The keyboard? My picture? The hitting? The yelling? Skye moved in closer to me still whining and put a paw on me. MC Bear sat alone.

The lady made the man leave that night, again. She called Maggie and Henry who came right over. Maggie sat and talked with the lady and prayed with her and Henry sat outside the closet door whispering through it to me and Skye. I couldn’t come out. The black inside had not gone away. I heard Henry saying, “Now, thisss was bad. It was. I knows it. Little fffellow, I’m sad you had ttto experience it. I’d lllike you to come out so I can checkkk that you are okay. I know you’re ssscared. But it’s important we checkkk if you’re okay. Could you cccome out?”

He coaxed and coaxed until I wanted to be closer to him. I unlocked the door and came out and he wrapped his tree limb arms around me and held me. He felt up and down my arms and legs and said, “Looksss likes the worst of ittt is your head. You mmmightss have a concussion. Can’t be cccertain.” And then he touched Skye who yelped. “Ah. Skye has a bbbroken leg, I believe Phillip.” Skye whined.

I looked. A broken leg? Would he be alright? What was going to happen? I started to cry. And then the whole night. The beauty and the horror. The darkness and the light. The music and the yelling. It rushed down like a waterfall and I started to cry, and cry and cry and Henry held me. There were no words.

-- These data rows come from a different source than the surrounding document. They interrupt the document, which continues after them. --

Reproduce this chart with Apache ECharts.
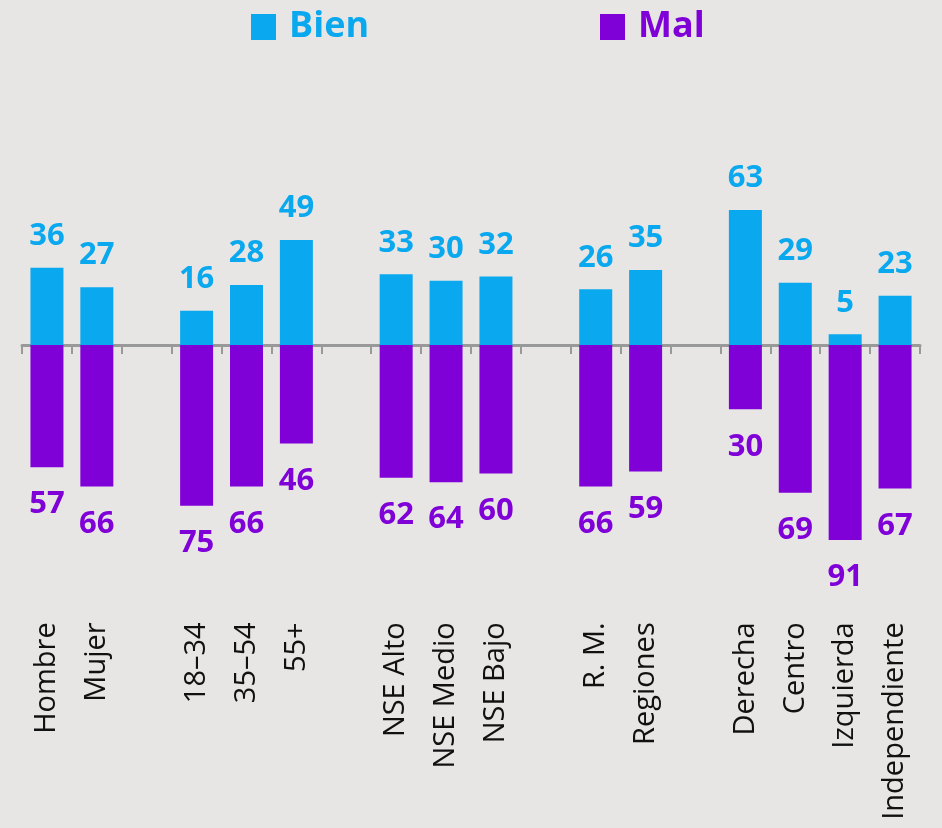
<!DOCTYPE html>
<html>
<head>
<meta charset="utf-8">
<script src="https://cdn.jsdelivr.net/npm/echarts@6/dist/echarts.min.js"></script>
<style>
  html, body { margin: 0; padding: 0; background: #e7e6e5; }
  #chart { width: 942px; height: 828px; }
</style>
</head>
<body>
<div id="chart"></div>
<script>
// categories, blank entries are the gaps between groups
var categories = ['Hombre', 'Mujer', ' ', '18–34', '35–54', '55+', '  ',
    'NSE Alto', 'NSE Medio', 'NSE Bajo', '   ', 'R. M.', 'Regiones', '    ',
    'Derecha', 'Centro', 'Izquierda', 'Independiente'];
var bienValues = [36, 27, null, 16, 28, 49, null, 33, 30, 32, null, 26, 35, null, 63, 29, 5, 23];
var malValues = [57, 66, null, 75, 66, 46, null, 62, 64, 60, null, 66, 59, null, 30, 69, 91, 67];

var colorBien = '#0aa8ee';
var colorMal = '#8000d8';
var fontName = '"Open Sans", sans-serif';

var chart = echarts.init(document.getElementById('chart'));

var option = {
    backgroundColor: '#e7e6e5',
    textStyle: { fontFamily: fontName },
    legend: [
        {
            data: ['Bien'],
            left: 246,
            top: 4,
            itemWidth: 25,
            itemHeight: 26,
            icon: 'rect',
            textStyle: { color: colorBien, fontSize: 36, fontWeight: 'bold', fontFamily: fontName, padding: [0, 0, 0, 8] }
        },
        {
            data: ['Mal'],
            left: 595,
            top: 4,
            itemWidth: 25,
            itemHeight: 26,
            icon: 'rect',
            textStyle: { color: colorMal, fontSize: 36, fontWeight: 'bold', fontFamily: fontName, padding: [0, 0, 0, 8] }
        }
    ],
    grid: {
        left: 22,
        right: 22,
        top: 130.7,
        bottom: 268.7
    },
    xAxis: [
        {
            type: 'category',
            data: categories,
            axisLine: { onZero: true, lineStyle: { color: '#999999', width: 3 } },
            axisTick: { show: true, interval: 0, length: 9, lineStyle: { color: '#999999', width: 2 } },
            axisLabel: { show: false }
        },
        {
            type: 'category',
            data: categories,
            position: 'bottom',
            axisLine: { show: false, onZero: false },
            axisTick: { show: false },
            axisLabel: {
                interval: 0,
                rotate: 90,
                margin: 63,
                color: '#111111',
                fontSize: 29,
                fontFamily: fontName
            }
        }
    ],
    yAxis: {
        type: 'value',
        min: -100,
        max: 100,
        show: false,
        splitLine: { show: false }
    },
    series: [
        {
            name: 'Bien',
            type: 'bar',
            xAxisIndex: 0,
            barWidth: 33,
            barGap: '-100%',
            itemStyle: { color: colorBien },
            label: {
                show: true,
                position: 'top',
                distance: 16,
                color: colorBien,
                fontSize: 31,
                fontWeight: 'bold',
                fontFamily: fontName
            },
            data: bienValues
        },
        {
            name: 'Mal',
            type: 'bar',
            xAxisIndex: 0,
            barWidth: 33,
            barGap: '-100%',
            itemStyle: { color: colorMal },
            label: {
                show: true,
                position: 'bottom',
                distance: 22,
                color: colorMal,
                fontSize: 31,
                fontWeight: 'bold',
                fontFamily: fontName,
                formatter: function (p) { return Math.abs(p.value); }
            },
            data: malValues.map(function (v) { return v == null ? null : -v; })
        }
    ]
};

chart.setOption(option);
</script>
</body>
</html>
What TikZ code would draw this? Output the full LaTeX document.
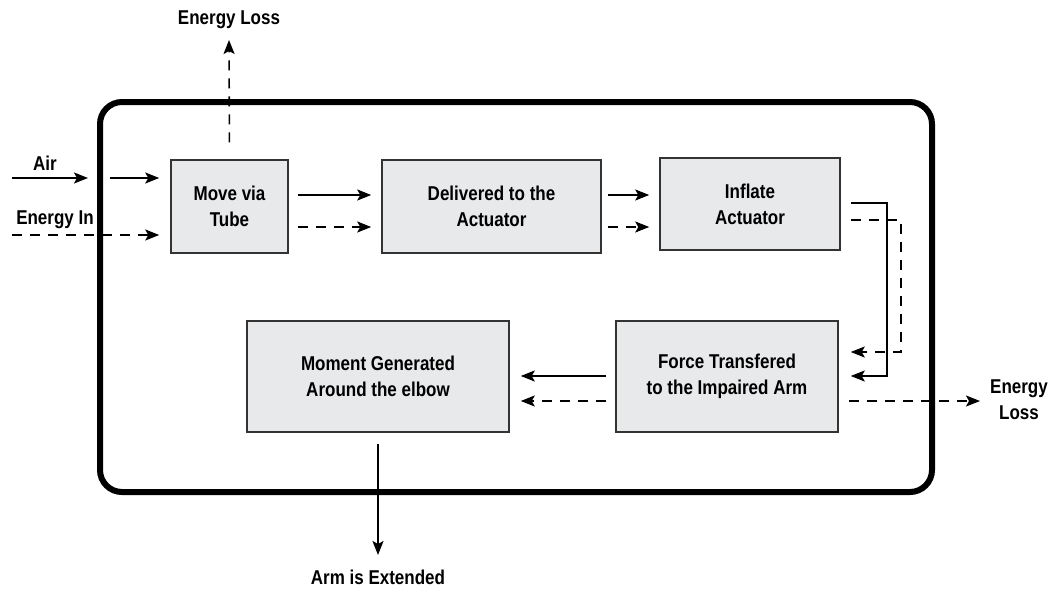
\documentclass[tikz,border=0pt]{standalone}
\usepackage{fontspec}
\newfontfamily\lab{Liberation Sans}[FakeStretch=0.85]
\usetikzlibrary{arrows.meta}
\definecolor{boxgray}{HTML}{E8E9EB}
\begin{document}
\begin{tikzpicture}[x=1pt,y=-1pt,
  txt/.style={font=\lab\bfseries\fontsize{20}{26}\selectfont, align=center, inner sep=0pt},
  box/.style={txt, draw=black!80, line width=1.5pt, fill=boxgray},
  flow/.style={line width=1.6pt, -{Stealth[length=14pt,width=11pt,inset=3pt]}},
  dflow/.style={flow, dash pattern=on 10pt off 8pt}]
\useasboundingbox (0,0) rectangle (1056,590);
\node[draw, line width=6pt, rounded corners=22pt, minimum width=832pt, minimum height=390pt, inner sep=0pt] (frame) at (516,297) {};

\node[box, minimum width=117pt, minimum height=93pt] (mv) at (229.5,206.5) {Move via\\Tube};
\node[box, minimum width=219pt, minimum height=93pt] (del) at (491.5,206.5) {Delivered to the\\Actuator};
\node[box, minimum width=180pt, minimum height=92pt] (inf) at (750,204) {Inflate\\Actuator};
\node[box, minimum width=222pt, minimum height=111pt] (frc) at (727,376.5) {Force Transfered\\to the Impaired Arm};
\node[box, minimum width=262pt, minimum height=111pt] (mom) at (378,376.5) {Moment Generated\\Around the elbow};

\node[txt] (lair) at (45,163) {Air};
\node[txt] (lein) at (55,220) {Energy In};
\node[txt] (lel1) at (229,20) {Energy Loss};
\node[txt] (lel2) at (1019,400) {Energy\\Loss};
\node[txt] (larm) at (378,577) {Arm is Extended};

\coordinate (y178) at (0,178);
\coordinate (y235) at (0,235);
\coordinate (y195) at (0,195);
\coordinate (y227) at (0,227);
\coordinate (y203) at (0,203);
\coordinate (y220) at (0,220);
\coordinate (y352) at (0,352);
\coordinate (y376) at (0,376);
\coordinate (y401) at (0,401);
\coordinate (airA) at (12,178);
\coordinate (airB) at (88,178);
\coordinate (airC) at (110,178);
\coordinate (einA) at (12,235);
\coordinate (railA) at (887,290);
\coordinate (railB) at (901,290);
\coordinate (lossR) at (980,401);
\coordinate (lossT) at (229,40);
\coordinate (armE) at (378,555);

\draw[flow] (airA) -- (airB);
\draw[flow, shorten >=11pt] (airC) -- (mv.west |- y178);
\draw[dflow, shorten >=11pt] (einA) -- (mv.west |- y235);

\draw[flow, shorten <=9pt, shorten >=10pt] (mv.east |- y195) -- (del.west |- y195);
\draw[dflow, shorten <=9pt, shorten >=10pt] (mv.east |- y227) -- (del.west |- y227);

\draw[flow, shorten <=6pt, shorten >=10pt] (del.east |- y195) -- (inf.west |- y195);
\draw[dflow, shorten <=6pt, shorten >=10pt] (del.east |- y227) -- (inf.west |- y227);

\draw[flow, shorten <=10pt, shorten >=12pt] (inf.east |- y203) -| (railA) |- (frc.east |- y376);
\draw[dflow, shorten <=10pt, shorten >=12pt] (inf.east |- y220) -| (railB) |- (frc.east |- y352);

\draw[flow, shorten <=9pt, shorten >=11pt] (frc.west |- y376) -- (mom.east |- y376);
\draw[dflow, shorten <=9pt, shorten >=11pt] (frc.west |- y401) -- (mom.east |- y401);

\draw[dflow, shorten <=10pt] (frc.east |- y401) -- (lossR);
\draw[dflow, shorten <=17pt] (mv.north) -- (lossT);
\draw[flow, shorten <=11pt] (mom.south) -- (armE);
\end{tikzpicture}
\end{document}
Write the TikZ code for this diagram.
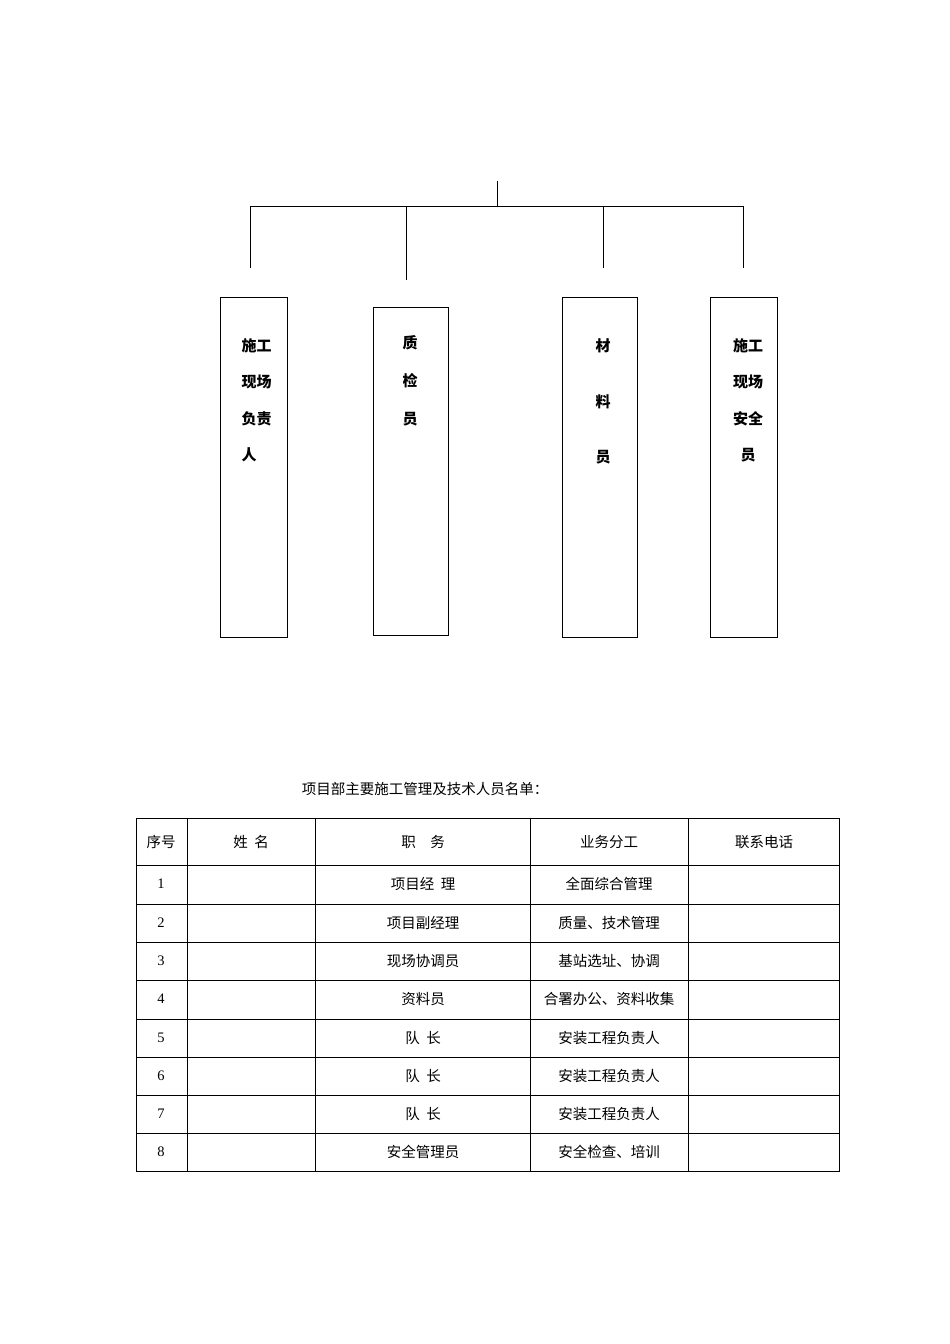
\documentclass[tikz,border=0pt]{standalone}
\usepackage{fontspec}
\newfontfamily\cjk{Noto Sans CJK SC}
\setmainfont{Liberation Serif}
\begin{document}
\begin{tikzpicture}[x=1pt,y=-1pt,line width=1pt,
 bx/.style={draw,line width=1pt},
 bt/.style={font=\cjk\bfseries\fontsize{15}{15}\selectfont,inner sep=0},
 tt/.style={font=\cjk\fontsize{14.5}{15}\selectfont,inner sep=0}]
\useasboundingbox (0,0) rectangle (950,1344);
\coordinate (top) at (497,181); \coordinate (mid) at (497,206);
\coordinate (l) at (250,206); \coordinate (r) at (743,206);
\draw (top)--(mid); \draw (l)--(r);
\coordinate (a1) at (250,206); \coordinate (a2) at (250,268);
\coordinate (b1) at (406,206); \coordinate (b2) at (406,280);
\coordinate (c1) at (603,206); \coordinate (c2) at (603,268);
\coordinate (d1) at (743,206); \coordinate (d2) at (743,268);
\draw (a1)--(a2); \draw (b1)--(b2); \draw (c1)--(c2); \draw (d1)--(d2);
\draw[bx] (220,297) rectangle (287,637);
\draw[bx] (373,307) rectangle (448,635);
\draw[bx] (562,297) rectangle (637,637);
\draw[bx] (710,297) rectangle (777,637);
\node[bt,anchor=west] (a) at (241,346) {施工};
\node[bt,anchor=west] at (241,382) {现场};
\node[bt,anchor=west] at (241,419) {负责};
\node[bt,anchor=west] at (241,455) {人};
\node[bt] (b) at (410,343) {质};
\node[bt] at (410,381) {检};
\node[bt] at (410,419) {员};
\node[bt] (c) at (603,346) {材};
\node[bt] at (603,402) {料};
\node[bt] at (603,457) {员};
\node[bt] (d) at (748,346) {施工};
\node[bt] at (748,382) {现场};
\node[bt] at (748,419) {安全};
\node[bt] at (748,455) {员};
\node[tt] (title) at (425,789) {项目部主要施工管理及技术人员名单：};
\draw[line width=0.8pt] (136,818) rectangle (839,1171);
\foreach \x in {187,315,530,688} \draw[line width=0.8pt] (\x,818)--(\x,1171);
\foreach \y in {865,904,942,980,1019,1057,1095,1133} \draw[line width=0.8pt] (136,\y)--(839,\y);
\node[tt] at (161,842) {序号};
\node[tt] at (251,842) {姓\ \ 名};
\node[tt] at (423,842) {职\quad 务};
\node[tt] at (609,842) {业务分工};
\node[tt] at (764,842) {联系电话};
\foreach \i/\y/\p/\w in {1/884/项目经\ \ 理/全面综合管理,2/923/项目副经理/质量、技术管理,3/961/现场协调员/基站选址、协调,4/999/资料员/合署办公、资料收集,5/1038/队\ \ 长/安装工程负责人,6/1076/队\ \ 长/安装工程负责人,7/1114/队\ \ 长/安装工程负责人,8/1152/安全管理员/安全检查、培训}{
 \node[tt,font=\fontsize{14.5}{15}\selectfont] at (161,\y) {\i};
 \node[tt] at (423,\y) {\p};
 \node[tt] at (609,\y) {\w};
}
\end{tikzpicture}
\end{document}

Henry carried me downstairs and Skye limped down. Maggie and the lady took Skye to the emergency vet and returned him with a splint on his front leg. Henry just held me on the couch the whole time they were gone. He held an ice pack on my head and prayed and prayed over me. His big arms around me felt safe, kind of like the closet. I fell asleep in his arms, I guess, for the next thing I remember was waking up next to the lady and Skye in her bed. It was Christmas Day. The man with the car was gone, which for today was the best present.

“Good morning honey,” the lady said. She kissed my head. “How’s that head feel?” It ached. She felt it. “Ah good. There’s a bump. That’s usually a good sign. I told daddy he couldn’t come live here until he got help, so hopefully it will be just you and me for a while. I don’t have words for last night. It was so very wrong. I never knew that was going to happen. I’m so sad you had to go through that. And all the losses! I don’t know what to say about all those. Maggie and Henry invited us to come over for Christmas Day breakfast later. Does that sound like a good idea?”

I nodded.

“Okay. I am going to get up and get my shower. When you are ready, let’s head over there. It will be good to get out of the house.”